Excerpt from a dataset
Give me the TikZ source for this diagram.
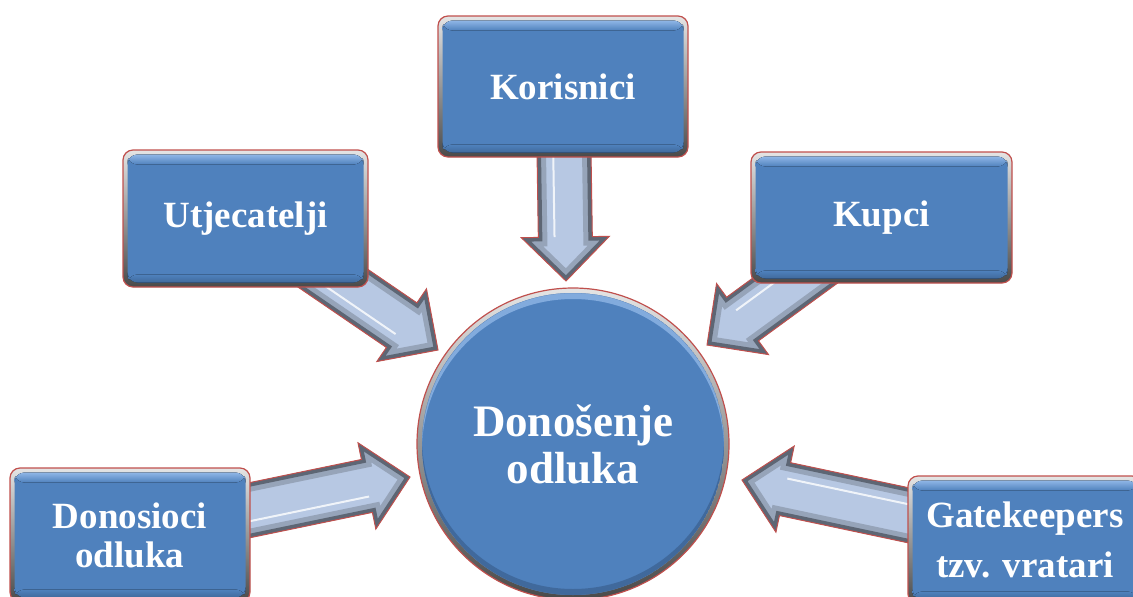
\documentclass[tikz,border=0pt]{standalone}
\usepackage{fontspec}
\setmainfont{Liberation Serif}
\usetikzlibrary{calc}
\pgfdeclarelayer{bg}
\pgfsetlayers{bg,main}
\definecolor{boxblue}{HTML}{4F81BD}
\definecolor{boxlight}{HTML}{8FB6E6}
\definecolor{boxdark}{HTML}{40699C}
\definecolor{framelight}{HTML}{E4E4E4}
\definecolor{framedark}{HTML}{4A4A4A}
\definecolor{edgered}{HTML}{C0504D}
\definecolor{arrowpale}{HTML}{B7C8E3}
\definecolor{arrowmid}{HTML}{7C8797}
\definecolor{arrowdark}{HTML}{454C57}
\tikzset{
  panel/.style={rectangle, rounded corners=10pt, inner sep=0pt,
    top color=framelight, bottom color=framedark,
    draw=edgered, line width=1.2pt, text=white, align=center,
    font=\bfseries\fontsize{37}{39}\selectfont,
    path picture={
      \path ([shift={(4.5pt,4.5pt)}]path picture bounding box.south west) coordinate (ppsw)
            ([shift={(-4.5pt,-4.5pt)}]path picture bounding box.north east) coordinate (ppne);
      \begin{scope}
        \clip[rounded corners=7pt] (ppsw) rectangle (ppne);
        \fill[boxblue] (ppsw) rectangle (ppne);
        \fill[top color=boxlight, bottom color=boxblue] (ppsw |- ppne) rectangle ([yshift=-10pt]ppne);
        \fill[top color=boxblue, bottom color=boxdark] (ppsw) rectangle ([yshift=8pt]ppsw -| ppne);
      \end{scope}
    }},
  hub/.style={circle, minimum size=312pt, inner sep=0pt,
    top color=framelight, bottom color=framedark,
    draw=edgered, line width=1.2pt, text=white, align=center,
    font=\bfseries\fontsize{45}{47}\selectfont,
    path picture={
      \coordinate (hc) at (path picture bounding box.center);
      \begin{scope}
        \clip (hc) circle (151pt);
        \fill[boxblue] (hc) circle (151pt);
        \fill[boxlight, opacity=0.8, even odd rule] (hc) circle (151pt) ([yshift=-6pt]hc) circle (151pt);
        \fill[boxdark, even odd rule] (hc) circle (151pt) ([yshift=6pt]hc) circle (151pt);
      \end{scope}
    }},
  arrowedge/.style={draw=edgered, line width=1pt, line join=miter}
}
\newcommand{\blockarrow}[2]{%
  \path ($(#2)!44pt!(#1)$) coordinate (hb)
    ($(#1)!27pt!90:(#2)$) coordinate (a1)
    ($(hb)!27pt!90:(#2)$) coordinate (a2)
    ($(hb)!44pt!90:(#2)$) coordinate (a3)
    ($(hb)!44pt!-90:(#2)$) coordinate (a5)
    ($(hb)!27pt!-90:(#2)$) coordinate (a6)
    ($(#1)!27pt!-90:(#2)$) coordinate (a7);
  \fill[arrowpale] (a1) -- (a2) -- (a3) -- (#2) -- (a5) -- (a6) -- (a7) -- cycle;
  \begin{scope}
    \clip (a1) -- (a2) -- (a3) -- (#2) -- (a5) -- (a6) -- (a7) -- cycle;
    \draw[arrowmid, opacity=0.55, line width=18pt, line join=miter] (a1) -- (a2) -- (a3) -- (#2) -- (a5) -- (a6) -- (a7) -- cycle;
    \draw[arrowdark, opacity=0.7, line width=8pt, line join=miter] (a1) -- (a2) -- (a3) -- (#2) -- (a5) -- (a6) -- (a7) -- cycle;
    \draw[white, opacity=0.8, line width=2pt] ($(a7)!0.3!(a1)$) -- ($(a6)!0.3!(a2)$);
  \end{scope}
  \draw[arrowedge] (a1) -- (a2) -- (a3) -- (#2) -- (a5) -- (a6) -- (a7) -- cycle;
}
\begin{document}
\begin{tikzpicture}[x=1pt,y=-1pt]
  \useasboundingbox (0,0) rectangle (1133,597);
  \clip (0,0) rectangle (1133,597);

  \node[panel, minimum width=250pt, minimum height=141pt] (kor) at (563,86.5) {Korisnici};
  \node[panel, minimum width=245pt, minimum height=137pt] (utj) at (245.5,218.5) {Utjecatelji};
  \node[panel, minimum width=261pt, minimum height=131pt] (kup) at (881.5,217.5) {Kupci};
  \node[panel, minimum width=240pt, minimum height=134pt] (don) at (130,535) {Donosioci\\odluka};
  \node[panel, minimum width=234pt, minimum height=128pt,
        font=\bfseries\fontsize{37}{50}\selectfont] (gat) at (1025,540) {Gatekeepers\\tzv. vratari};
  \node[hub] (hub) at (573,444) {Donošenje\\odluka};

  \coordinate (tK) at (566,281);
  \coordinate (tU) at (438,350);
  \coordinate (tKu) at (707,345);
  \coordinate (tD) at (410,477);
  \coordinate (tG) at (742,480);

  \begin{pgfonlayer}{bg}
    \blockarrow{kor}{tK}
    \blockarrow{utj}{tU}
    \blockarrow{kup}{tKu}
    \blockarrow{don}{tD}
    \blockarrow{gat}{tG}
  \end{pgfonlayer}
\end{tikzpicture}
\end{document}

* * *

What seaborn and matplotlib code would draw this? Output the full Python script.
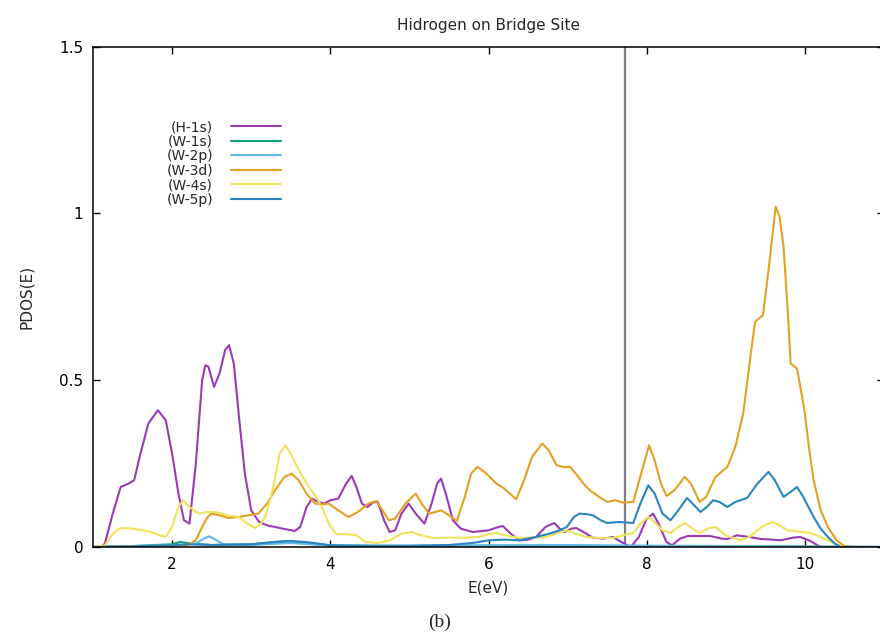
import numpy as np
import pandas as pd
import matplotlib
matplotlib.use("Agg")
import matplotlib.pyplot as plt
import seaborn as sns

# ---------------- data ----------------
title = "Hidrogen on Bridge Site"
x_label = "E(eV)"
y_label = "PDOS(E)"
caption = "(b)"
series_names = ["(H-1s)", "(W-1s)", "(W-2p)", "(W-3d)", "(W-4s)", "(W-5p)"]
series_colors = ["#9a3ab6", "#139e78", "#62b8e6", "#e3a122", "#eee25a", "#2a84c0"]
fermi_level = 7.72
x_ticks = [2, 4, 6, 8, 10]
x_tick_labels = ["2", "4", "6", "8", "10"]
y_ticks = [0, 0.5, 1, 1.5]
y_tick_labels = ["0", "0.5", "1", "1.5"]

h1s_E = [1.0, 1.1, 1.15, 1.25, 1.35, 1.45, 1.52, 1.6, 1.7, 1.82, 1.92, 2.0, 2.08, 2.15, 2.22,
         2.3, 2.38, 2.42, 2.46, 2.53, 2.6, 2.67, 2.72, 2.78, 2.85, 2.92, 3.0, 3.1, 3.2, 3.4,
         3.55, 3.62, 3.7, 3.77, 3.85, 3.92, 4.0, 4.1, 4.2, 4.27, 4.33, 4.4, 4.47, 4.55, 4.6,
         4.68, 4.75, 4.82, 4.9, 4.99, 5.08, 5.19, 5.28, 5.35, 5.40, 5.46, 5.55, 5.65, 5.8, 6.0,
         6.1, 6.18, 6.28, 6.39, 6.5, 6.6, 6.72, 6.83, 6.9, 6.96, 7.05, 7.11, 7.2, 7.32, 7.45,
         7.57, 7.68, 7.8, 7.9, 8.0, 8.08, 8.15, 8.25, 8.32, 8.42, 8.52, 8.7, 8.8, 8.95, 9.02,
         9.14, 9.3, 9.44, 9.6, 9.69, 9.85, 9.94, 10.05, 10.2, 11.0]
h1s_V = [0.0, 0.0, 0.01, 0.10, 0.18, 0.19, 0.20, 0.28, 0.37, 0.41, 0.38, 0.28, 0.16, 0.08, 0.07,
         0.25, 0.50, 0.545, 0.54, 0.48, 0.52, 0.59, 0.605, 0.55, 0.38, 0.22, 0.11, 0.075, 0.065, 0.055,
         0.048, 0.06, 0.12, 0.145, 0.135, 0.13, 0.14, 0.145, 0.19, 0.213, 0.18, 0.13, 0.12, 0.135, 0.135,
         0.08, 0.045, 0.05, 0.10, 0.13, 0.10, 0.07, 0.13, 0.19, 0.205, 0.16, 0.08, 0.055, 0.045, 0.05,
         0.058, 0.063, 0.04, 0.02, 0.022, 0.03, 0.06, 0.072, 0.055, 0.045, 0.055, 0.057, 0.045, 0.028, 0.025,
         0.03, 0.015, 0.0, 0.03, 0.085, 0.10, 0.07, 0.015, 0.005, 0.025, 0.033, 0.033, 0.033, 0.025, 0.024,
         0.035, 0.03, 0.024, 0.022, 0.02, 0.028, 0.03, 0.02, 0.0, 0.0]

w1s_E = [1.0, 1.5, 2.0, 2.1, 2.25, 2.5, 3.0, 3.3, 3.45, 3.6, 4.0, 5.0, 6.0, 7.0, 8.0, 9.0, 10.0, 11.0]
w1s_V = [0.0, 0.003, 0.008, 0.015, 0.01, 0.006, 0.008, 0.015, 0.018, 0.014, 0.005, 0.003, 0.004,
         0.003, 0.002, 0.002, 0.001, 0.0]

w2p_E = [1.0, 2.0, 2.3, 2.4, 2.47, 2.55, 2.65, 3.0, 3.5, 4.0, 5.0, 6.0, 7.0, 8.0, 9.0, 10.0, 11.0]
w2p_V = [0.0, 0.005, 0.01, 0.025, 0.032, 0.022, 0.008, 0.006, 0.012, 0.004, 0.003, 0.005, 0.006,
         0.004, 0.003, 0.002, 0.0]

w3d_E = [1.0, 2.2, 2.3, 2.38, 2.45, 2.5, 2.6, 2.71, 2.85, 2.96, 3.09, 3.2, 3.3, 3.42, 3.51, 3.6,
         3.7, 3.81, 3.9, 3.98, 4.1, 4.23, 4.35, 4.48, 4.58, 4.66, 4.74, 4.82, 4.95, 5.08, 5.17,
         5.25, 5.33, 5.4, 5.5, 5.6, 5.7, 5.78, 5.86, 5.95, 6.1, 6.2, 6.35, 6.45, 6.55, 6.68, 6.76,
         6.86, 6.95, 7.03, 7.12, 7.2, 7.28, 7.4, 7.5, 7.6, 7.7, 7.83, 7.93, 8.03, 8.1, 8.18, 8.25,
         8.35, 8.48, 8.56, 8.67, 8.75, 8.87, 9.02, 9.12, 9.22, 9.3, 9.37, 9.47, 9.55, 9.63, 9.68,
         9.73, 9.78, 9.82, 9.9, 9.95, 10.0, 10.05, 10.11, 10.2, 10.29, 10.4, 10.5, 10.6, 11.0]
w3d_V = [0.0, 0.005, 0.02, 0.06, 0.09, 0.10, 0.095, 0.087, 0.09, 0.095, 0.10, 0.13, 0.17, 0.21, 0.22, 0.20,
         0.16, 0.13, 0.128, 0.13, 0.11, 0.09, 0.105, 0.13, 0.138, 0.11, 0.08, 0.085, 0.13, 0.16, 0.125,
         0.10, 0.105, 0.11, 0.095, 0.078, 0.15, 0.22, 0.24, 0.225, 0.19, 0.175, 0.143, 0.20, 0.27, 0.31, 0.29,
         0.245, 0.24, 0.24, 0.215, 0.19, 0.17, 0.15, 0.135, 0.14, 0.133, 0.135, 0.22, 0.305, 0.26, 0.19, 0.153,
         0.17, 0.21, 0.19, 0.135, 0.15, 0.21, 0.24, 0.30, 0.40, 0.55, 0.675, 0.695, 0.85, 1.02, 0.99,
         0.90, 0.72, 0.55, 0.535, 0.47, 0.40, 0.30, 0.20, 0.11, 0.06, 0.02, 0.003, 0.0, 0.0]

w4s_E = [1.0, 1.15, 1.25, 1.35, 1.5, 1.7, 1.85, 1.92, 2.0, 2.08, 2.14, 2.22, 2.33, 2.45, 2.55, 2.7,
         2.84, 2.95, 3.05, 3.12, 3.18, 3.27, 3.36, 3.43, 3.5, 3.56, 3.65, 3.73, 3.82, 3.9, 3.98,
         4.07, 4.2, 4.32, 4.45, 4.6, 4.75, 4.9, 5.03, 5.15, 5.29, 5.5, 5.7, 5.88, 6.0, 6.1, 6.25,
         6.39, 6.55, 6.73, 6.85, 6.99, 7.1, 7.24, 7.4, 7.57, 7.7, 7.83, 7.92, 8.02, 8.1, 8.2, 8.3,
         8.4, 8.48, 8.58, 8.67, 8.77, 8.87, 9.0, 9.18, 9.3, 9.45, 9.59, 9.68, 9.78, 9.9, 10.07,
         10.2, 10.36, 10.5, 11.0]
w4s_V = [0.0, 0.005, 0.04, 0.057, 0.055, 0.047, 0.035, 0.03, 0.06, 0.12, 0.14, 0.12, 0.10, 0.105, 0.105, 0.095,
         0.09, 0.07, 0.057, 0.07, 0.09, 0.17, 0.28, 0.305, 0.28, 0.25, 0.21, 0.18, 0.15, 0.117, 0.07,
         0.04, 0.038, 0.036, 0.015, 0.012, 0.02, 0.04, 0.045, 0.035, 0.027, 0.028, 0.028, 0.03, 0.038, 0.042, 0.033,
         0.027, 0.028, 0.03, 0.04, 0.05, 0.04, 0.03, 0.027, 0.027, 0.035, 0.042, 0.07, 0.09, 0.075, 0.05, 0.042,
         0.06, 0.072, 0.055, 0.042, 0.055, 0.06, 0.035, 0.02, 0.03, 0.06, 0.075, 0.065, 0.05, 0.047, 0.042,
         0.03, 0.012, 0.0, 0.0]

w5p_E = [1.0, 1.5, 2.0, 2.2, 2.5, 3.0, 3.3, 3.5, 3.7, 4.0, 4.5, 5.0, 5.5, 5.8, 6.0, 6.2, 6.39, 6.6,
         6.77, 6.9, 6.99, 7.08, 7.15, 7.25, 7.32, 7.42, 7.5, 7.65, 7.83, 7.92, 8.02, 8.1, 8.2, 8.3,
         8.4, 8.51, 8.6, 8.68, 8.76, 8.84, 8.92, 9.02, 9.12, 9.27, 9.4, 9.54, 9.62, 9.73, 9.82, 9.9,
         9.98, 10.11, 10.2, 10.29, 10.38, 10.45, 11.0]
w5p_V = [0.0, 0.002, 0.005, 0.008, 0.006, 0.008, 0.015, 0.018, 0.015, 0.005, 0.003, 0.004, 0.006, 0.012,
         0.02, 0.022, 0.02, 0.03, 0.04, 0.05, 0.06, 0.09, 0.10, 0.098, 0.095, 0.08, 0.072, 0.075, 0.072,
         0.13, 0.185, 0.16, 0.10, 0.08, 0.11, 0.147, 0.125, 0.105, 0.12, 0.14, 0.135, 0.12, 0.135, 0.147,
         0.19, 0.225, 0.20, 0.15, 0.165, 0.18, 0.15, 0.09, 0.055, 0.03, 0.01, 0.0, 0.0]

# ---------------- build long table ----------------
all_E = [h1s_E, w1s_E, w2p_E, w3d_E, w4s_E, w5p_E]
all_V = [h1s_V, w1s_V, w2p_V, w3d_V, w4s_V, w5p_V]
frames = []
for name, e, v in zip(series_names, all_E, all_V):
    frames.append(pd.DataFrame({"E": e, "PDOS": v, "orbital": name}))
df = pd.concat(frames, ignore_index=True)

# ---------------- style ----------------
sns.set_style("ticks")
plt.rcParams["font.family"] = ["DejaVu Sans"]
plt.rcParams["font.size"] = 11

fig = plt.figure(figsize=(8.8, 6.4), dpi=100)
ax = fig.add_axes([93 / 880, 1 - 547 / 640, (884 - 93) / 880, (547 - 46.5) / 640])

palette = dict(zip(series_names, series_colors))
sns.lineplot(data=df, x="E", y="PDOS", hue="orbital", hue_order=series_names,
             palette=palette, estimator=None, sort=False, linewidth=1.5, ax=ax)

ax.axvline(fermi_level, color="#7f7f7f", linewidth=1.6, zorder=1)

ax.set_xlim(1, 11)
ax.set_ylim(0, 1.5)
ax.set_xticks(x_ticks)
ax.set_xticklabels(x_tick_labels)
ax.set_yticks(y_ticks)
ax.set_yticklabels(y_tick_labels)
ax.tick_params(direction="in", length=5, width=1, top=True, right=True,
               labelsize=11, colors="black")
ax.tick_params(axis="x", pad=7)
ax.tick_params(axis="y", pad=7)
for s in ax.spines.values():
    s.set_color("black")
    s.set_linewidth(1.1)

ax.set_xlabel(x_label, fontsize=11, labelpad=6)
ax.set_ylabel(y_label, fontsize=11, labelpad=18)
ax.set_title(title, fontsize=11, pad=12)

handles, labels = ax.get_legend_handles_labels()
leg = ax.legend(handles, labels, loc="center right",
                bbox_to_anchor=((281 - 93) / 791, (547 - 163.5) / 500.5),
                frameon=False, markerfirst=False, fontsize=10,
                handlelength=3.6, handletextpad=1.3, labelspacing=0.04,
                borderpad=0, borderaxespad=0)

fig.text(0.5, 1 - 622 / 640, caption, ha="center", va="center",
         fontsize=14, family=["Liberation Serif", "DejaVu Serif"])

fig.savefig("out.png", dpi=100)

Short task | Copy each line above where the string "seaborn" occurs.

Output below |
What seaborn and matplotlib code would draw this? Output the full Python script.
import seaborn as sns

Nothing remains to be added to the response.